Exercise task -
Write out the material exactly. Do not include the pictures.
[Begin Supplied information]
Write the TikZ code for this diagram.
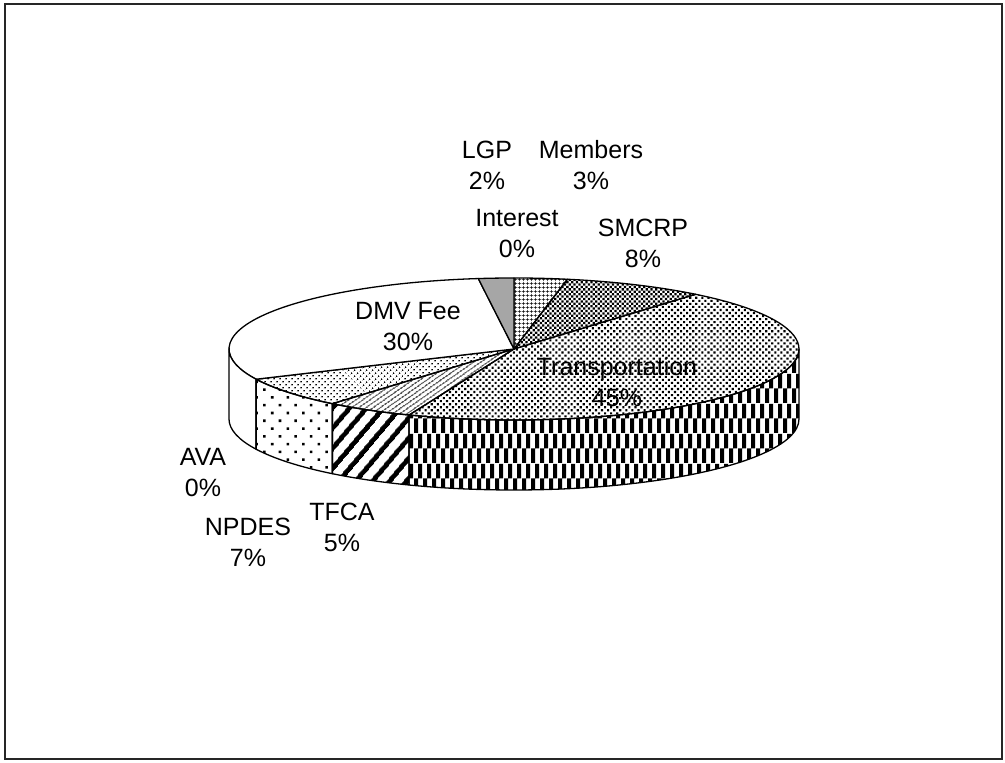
\documentclass[tikz,border=0pt]{standalone}
\usepackage{fontspec}
\setmainfont{Liberation Sans}
\usetikzlibrary{patterns,patterns.meta}

% tall offset blocks for the side of the big slice
\pgfdeclarepatternformonly{vbricks}{\pgfpointorigin}{\pgfpoint{9pt}{30pt}}{\pgfpoint{9pt}{30pt}}{
    \pgfpathrectangle{\pgfpointorigin}{\pgfpoint{4.5pt}{15pt}}
    \pgfpathrectangle{\pgfpoint{4.5pt}{15pt}}{\pgfpoint{4.5pt}{15pt}}
    \pgfusepath{fill}
}

\begin{document}
\begin{tikzpicture}[
    x=1pt, y=1pt,
    slice/.style={
        draw,
        line width=1.3pt,
        line join=round
    },
    members/.style={slice, pattern={Hatch[angle=0, distance=4pt, line width=0.9pt]}},
    smcrp/.style={slice, pattern={Dots[radius=1.6pt, distance=3.4pt, angle=45]}},
    transport/.style={slice, pattern={Dots[radius=1.5pt, distance=4.3pt, angle=45]}},
    transport side/.style={slice, pattern=vbricks},
    tfca/.style={slice, pattern={Lines[angle=35, distance=4pt, line width=1.4pt]}},
    tfca side/.style={slice, pattern={Lines[angle=50, distance=13pt, line width=5pt]}},
    npdes/.style={slice, pattern={Dots[radius=1pt, distance=4pt, angle=45]}},
    npdes side/.style={slice, pattern={Dots[radius=1.8pt, distance=11pt, angle=45]}},
    dmv/.style={slice, fill=white},
    lgp/.style={slice, fill=black!35},
    label/.style={
        align=center,
        font=\fontsize{25}{31}\selectfont
    }
]
    \useasboundingbox (0,0) rectangle (1005,763);
    \draw[line width=2.2pt, black!85] (5,4) rectangle (1002,759);

    % Pie
    \coordinate (c) at (514,414);

    % top faces
    \foreach \a/\b/\s in {90/79.2/members, 79.2/50.4/smcrp, 50.4/-111.6/transport,
                          -111.6/-129.6/tfca, -129.6/-154.8/npdes,
                          -154.8/-262.8/dmv, -262.8/-270/lgp}
        \path[\s] (c) -- ([shift={(c)}]\a:285pt and 71pt)
            arc[start angle=\a, end angle=\b, x radius=285pt, y radius=71pt] -- cycle;

    % front side
    \foreach \a/\b/\s in {-180/-154.8/dmv, -154.8/-129.6/npdes side,
                          -129.6/-111.6/tfca side, -111.6/0/transport side}
        \path[\s] ([shift={(c)}]\a:285pt and 71pt)
            arc[start angle=\a, end angle=\b, x radius=285pt, y radius=71pt]
            -- ++(0,-70)
            arc[start angle=\b, end angle=\a, x radius=285pt, y radius=71pt] -- cycle;

    % Labels
    \node[label] (lgp) at (487,597.5) {LGP\\2\%};
    \node[label] (members) at (591,597.5) {Members\\3\%};
    \node[label] (interest) at (517,529.5) {Interest\\0\%};
    \node[label] (smcrp) at (643,519.5) {SMCRP\\8\%};
    \node[label] (dmv) at (408,436) {DMV Fee\\30\%};
    \node[label] (transport) at (617,380.5) {Transportation\\45\%};
    \node[label] (ava) at (203,290) {AVA\\0\%};
    \node[label] (npdes) at (248,220.5) {NPDES\\7\%};
    \node[label] (tfca) at (342,236) {TFCA\\5\%};
\end{tikzpicture}
\end{document}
[End Supplied information]
Exercise response -
Write the TikZ code for this diagram.
\documentclass[tikz,border=0pt]{standalone}
\usepackage{fontspec}
\setmainfont{Liberation Sans}
\usetikzlibrary{patterns,patterns.meta}

% tall offset blocks for the side of the big slice
\pgfdeclarepatternformonly{vbricks}{\pgfpointorigin}{\pgfpoint{9pt}{30pt}}{\pgfpoint{9pt}{30pt}}{
    \pgfpathrectangle{\pgfpointorigin}{\pgfpoint{4.5pt}{15pt}}
    \pgfpathrectangle{\pgfpoint{4.5pt}{15pt}}{\pgfpoint{4.5pt}{15pt}}
    \pgfusepath{fill}
}

\begin{document}
\begin{tikzpicture}[
    x=1pt, y=1pt,
    slice/.style={
        draw,
        line width=1.3pt,
        line join=round
    },
    members/.style={slice, pattern={Hatch[angle=0, distance=4pt, line width=0.9pt]}},
    smcrp/.style={slice, pattern={Dots[radius=1.6pt, distance=3.4pt, angle=45]}},
    transport/.style={slice, pattern={Dots[radius=1.5pt, distance=4.3pt, angle=45]}},
    transport side/.style={slice, pattern=vbricks},
    tfca/.style={slice, pattern={Lines[angle=35, distance=4pt, line width=1.4pt]}},
    tfca side/.style={slice, pattern={Lines[angle=50, distance=13pt, line width=5pt]}},
    npdes/.style={slice, pattern={Dots[radius=1pt, distance=4pt, angle=45]}},
    npdes side/.style={slice, pattern={Dots[radius=1.8pt, distance=11pt, angle=45]}},
    dmv/.style={slice, fill=white},
    lgp/.style={slice, fill=black!35},
    label/.style={
        align=center,
        font=\fontsize{25}{31}\selectfont
    }
]
    \useasboundingbox (0,0) rectangle (1005,763);
    \draw[line width=2.2pt, black!85] (5,4) rectangle (1002,759);

    % Pie
    \coordinate (c) at (514,414);

    % top faces
    \foreach \a/\b/\s in {90/79.2/members, 79.2/50.4/smcrp, 50.4/-111.6/transport,
                          -111.6/-129.6/tfca, -129.6/-154.8/npdes,
                          -154.8/-262.8/dmv, -262.8/-270/lgp}
        \path[\s] (c) -- ([shift={(c)}]\a:285pt and 71pt)
            arc[start angle=\a, end angle=\b, x radius=285pt, y radius=71pt] -- cycle;

    % front side
    \foreach \a/\b/\s in {-180/-154.8/dmv, -154.8/-129.6/npdes side,
                          -129.6/-111.6/tfca side, -111.6/0/transport side}
        \path[\s] ([shift={(c)}]\a:285pt and 71pt)
            arc[start angle=\a, end angle=\b, x radius=285pt, y radius=71pt]
            -- ++(0,-70)
            arc[start angle=\b, end angle=\a, x radius=285pt, y radius=71pt] -- cycle;

    % Labels
    \node[label] (lgp) at (487,597.5) {LGP\\2\%};
    \node[label] (members) at (591,597.5) {Members\\3\%};
    \node[label] (interest) at (517,529.5) {Interest\\0\%};
    \node[label] (smcrp) at (643,519.5) {SMCRP\\8\%};
    \node[label] (dmv) at (408,436) {DMV Fee\\30\%};
    \node[label] (transport) at (617,380.5) {Transportation\\45\%};
    \node[label] (ava) at (203,290) {AVA\\0\%};
    \node[label] (npdes) at (248,220.5) {NPDES\\7\%};
    \node[label] (tfca) at (342,236) {TFCA\\5\%};
\end{tikzpicture}
\end{document}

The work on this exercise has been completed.